Nearly half (45%) of mortgaged homeowners under the age of 40 got onto the property ladder “much later” than they expected, research from the Equity Release Council has found.
Some 43% of mortgaged homeowners under the age of 40 relied on financial help from family or friends to buy their first home.
Seeing as many are getting on the ladder later, one in three (32%) homeowners with a mortgage are unsure if they will become ‘mortgage free’ before they retire or have already ruled it out. Indeed, one in five (20%) feel the idea of retiring ‘mortgage free’ is unrealistic.
Jim Boyd, chief executive of the Equity Release Council, said: “The realities of delayed homeownership are prompting people to reassess their attitudes to secured debt in later life.

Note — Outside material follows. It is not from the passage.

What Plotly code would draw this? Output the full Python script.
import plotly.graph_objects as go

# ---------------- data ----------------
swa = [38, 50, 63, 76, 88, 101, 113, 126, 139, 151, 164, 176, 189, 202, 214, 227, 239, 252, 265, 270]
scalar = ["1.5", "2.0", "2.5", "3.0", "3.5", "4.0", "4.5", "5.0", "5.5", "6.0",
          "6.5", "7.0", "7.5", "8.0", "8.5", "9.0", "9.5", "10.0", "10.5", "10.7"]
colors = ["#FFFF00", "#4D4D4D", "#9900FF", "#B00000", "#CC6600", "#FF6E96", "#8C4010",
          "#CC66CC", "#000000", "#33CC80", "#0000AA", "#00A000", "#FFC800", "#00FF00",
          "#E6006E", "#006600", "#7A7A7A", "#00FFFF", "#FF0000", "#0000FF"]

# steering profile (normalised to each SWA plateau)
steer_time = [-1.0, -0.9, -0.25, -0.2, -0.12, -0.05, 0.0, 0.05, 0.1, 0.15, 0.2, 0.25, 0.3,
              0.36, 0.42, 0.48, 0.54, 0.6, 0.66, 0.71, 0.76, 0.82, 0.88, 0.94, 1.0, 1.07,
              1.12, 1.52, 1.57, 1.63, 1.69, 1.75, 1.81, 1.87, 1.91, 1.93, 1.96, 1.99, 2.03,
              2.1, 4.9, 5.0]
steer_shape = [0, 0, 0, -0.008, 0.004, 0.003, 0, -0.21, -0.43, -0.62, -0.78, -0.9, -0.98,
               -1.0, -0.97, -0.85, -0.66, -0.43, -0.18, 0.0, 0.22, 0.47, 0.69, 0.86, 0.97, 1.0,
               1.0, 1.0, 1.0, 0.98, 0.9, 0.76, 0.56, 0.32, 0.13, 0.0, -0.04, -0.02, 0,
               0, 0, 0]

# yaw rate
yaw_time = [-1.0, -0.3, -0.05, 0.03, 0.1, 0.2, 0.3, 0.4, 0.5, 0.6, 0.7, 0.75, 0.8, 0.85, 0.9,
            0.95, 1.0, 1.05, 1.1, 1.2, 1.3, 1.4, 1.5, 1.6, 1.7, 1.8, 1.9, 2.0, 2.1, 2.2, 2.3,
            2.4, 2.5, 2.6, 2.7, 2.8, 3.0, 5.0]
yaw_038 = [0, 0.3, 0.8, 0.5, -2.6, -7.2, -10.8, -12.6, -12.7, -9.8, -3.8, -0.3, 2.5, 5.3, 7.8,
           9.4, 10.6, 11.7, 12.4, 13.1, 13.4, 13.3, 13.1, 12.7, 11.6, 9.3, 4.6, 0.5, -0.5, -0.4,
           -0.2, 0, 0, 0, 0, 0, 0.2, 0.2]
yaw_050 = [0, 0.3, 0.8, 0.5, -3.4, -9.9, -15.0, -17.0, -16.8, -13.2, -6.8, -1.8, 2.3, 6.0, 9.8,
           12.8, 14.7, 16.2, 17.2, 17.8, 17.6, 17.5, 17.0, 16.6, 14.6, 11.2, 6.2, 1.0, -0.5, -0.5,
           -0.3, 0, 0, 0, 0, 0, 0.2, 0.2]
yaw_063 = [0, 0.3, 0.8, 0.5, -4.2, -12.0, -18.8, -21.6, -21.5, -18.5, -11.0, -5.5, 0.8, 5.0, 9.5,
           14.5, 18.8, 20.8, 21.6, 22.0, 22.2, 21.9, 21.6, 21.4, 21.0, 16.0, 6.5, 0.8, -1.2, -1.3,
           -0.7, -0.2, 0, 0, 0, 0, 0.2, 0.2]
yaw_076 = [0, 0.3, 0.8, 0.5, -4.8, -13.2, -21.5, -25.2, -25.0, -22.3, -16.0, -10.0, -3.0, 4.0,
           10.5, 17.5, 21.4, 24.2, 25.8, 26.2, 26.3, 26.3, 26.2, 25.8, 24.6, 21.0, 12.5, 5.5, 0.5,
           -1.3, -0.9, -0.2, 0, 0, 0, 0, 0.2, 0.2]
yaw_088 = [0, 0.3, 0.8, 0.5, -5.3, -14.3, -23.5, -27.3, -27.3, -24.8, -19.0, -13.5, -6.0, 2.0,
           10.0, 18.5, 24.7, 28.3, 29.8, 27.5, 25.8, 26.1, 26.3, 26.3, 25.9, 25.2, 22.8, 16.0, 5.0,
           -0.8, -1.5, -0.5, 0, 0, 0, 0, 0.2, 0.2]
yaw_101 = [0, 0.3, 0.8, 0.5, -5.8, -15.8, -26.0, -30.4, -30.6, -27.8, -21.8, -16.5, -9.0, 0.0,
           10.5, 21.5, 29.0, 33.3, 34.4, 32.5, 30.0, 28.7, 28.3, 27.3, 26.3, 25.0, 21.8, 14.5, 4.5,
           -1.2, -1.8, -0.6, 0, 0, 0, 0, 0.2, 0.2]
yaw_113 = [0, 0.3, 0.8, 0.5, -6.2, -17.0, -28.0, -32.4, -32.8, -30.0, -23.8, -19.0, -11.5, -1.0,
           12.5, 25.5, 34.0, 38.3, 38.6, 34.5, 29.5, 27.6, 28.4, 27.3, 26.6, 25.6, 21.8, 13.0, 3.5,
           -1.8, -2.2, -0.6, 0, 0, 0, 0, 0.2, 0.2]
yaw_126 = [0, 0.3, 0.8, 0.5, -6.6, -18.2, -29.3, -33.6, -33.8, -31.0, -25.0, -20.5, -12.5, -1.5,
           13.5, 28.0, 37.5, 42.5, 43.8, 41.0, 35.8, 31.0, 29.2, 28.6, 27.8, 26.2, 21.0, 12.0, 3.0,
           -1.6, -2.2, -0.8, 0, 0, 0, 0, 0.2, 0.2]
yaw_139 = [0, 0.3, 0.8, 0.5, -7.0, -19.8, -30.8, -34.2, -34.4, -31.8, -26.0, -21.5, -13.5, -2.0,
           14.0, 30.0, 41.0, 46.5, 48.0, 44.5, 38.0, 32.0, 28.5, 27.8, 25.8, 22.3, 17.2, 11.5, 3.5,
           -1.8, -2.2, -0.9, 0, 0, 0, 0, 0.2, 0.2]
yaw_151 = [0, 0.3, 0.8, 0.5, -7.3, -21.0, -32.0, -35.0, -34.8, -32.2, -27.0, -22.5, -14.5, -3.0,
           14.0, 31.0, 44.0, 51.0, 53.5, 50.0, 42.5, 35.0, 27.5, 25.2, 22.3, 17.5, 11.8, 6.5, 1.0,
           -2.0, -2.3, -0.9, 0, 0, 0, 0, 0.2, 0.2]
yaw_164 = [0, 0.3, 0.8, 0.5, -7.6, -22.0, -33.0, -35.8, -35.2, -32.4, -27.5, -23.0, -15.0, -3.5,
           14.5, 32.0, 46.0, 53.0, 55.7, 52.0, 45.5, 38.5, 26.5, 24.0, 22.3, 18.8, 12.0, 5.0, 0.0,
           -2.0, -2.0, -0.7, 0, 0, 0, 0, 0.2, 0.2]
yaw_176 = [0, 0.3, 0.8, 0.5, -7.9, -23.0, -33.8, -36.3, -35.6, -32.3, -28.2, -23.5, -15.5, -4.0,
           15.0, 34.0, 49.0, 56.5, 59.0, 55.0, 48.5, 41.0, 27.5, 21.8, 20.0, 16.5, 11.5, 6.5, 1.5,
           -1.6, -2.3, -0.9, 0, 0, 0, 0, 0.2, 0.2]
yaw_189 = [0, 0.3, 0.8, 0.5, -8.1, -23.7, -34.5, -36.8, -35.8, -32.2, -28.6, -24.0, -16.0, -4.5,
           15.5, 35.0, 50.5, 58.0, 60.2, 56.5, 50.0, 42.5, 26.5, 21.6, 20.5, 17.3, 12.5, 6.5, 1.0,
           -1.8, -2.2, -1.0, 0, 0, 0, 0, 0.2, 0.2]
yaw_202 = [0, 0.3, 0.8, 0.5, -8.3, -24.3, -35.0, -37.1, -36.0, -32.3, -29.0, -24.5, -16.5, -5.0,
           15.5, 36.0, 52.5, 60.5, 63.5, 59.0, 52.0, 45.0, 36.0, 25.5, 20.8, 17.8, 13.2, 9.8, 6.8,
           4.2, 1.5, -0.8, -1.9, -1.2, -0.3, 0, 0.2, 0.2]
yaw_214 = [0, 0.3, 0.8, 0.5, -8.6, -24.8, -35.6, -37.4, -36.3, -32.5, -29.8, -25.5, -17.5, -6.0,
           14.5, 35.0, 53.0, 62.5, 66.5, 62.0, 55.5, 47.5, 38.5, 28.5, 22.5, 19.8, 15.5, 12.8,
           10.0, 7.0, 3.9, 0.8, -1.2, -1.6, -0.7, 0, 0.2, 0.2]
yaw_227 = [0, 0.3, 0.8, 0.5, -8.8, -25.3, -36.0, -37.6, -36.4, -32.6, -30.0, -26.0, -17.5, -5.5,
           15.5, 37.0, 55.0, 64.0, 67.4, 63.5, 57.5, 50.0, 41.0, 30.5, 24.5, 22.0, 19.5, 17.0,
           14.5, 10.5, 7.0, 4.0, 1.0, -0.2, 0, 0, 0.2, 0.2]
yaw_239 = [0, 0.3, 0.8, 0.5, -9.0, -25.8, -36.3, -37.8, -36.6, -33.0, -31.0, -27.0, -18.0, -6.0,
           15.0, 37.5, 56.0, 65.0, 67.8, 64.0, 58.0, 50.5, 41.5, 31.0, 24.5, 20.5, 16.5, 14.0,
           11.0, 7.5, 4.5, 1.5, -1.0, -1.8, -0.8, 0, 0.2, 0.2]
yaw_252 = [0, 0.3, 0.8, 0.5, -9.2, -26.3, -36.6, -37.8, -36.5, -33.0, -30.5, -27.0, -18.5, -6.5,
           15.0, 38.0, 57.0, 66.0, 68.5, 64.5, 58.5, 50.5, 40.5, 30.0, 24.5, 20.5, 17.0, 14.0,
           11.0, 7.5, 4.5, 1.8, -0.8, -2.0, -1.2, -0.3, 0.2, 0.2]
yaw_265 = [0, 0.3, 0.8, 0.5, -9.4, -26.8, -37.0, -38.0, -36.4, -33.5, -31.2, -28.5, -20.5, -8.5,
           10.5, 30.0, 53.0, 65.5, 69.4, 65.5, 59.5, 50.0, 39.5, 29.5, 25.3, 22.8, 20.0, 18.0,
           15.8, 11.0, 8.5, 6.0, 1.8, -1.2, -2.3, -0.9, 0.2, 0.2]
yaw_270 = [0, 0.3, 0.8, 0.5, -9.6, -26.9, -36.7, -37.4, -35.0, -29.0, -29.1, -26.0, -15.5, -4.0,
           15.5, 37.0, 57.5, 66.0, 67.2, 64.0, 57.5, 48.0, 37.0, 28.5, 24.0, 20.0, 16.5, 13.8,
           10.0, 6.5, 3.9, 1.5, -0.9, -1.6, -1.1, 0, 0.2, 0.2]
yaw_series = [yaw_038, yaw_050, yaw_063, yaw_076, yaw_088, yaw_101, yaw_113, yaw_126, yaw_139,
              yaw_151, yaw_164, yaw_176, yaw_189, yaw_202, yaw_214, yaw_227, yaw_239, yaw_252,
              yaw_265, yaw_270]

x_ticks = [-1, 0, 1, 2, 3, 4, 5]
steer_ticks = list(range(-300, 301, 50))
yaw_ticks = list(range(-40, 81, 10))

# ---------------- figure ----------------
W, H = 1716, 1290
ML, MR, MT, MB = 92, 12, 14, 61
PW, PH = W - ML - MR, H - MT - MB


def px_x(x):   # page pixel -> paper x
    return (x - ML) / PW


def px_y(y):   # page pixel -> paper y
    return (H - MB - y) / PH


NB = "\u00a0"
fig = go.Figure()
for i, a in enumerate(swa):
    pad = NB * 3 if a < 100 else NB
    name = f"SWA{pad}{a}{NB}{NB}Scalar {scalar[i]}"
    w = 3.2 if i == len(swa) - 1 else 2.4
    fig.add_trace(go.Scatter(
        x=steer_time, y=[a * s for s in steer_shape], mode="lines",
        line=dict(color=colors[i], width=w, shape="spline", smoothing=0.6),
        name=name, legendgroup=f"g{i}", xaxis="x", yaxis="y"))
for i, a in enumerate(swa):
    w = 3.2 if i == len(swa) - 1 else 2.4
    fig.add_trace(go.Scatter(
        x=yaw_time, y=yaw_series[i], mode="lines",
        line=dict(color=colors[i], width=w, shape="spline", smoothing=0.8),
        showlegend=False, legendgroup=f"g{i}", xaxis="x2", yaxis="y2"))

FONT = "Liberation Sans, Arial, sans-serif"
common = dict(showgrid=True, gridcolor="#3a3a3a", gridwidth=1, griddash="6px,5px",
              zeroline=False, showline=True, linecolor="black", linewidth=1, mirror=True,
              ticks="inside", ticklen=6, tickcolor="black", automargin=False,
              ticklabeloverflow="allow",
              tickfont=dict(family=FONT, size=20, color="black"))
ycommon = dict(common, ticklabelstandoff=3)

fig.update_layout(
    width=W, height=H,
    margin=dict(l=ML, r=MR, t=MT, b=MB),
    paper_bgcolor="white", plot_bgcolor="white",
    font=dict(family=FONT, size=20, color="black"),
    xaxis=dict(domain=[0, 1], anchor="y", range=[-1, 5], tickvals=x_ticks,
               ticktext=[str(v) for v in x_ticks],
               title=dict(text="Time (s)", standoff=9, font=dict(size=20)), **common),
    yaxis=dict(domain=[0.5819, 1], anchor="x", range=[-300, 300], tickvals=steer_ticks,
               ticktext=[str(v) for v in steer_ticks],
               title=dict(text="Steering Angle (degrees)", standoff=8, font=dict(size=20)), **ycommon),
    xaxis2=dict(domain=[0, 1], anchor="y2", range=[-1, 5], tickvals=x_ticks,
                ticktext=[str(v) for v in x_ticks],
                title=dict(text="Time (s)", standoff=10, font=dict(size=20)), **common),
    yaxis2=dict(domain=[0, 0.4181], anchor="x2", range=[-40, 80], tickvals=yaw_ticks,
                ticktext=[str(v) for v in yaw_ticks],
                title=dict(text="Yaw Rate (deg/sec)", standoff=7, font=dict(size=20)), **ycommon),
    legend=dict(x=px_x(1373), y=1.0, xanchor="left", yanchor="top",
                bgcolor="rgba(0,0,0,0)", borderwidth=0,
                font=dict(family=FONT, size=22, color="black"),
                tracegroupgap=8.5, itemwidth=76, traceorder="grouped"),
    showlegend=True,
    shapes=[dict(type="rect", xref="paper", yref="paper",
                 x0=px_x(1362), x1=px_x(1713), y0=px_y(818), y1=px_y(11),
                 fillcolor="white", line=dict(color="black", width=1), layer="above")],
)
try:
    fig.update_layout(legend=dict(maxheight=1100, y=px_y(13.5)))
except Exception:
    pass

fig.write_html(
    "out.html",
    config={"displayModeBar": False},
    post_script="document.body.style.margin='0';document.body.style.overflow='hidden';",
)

“There are clear signs that paying a mortgage in retirement is no longer a taboo: for many people it can make the difference between financial hardship and enjoying a more comfortable lifestyle while also supporting family members.
“The ability to use property wealth to improve your retirement experience is a choice many homeowners have earned through years of paying a mortgage and building an asset.”
Many homeowners feel taking out a mortgage in later life can benefit them.
A third (32%) see it as a way to provide money to improve their lifestyles, while a similar proportion (31%) view it as a way to access funds to help out family members.
Nearly half (47%) believe their generation’s attitude to debt in later life is more accepting than their parents’, with those aged 25-34 most likely to feel this way (52%).
Claire Singleton, chief executive of Legal & General Home Finance, said: “It’s no surprise that borrowers are generally more comfortable to carry mortgage debt into their 60s and 70s and we know that the increasingly flexible range of products, such as Retirement Interest Only (RIO) and Optional Payment Lifetime Mortgages (OPLM), where customers can opt to pay the interest on their loan, are helping to make later life lending a good choice for many customers.
“It is also interesting to see that many younger home owners have had help from family to get on the property ladder, as our own research has shown that gifting funds to help loved ones is a popular reason to release equity.
“House price growth over the past decade means that, for some homeowners, their property is now their most significant asset; in fact, half of homeowners across England & Wales could unlock an average of £72,988 from their homes – above the average pension pot of £61,930. With the right advice, later life lending can help people make the best use of their property wealth.”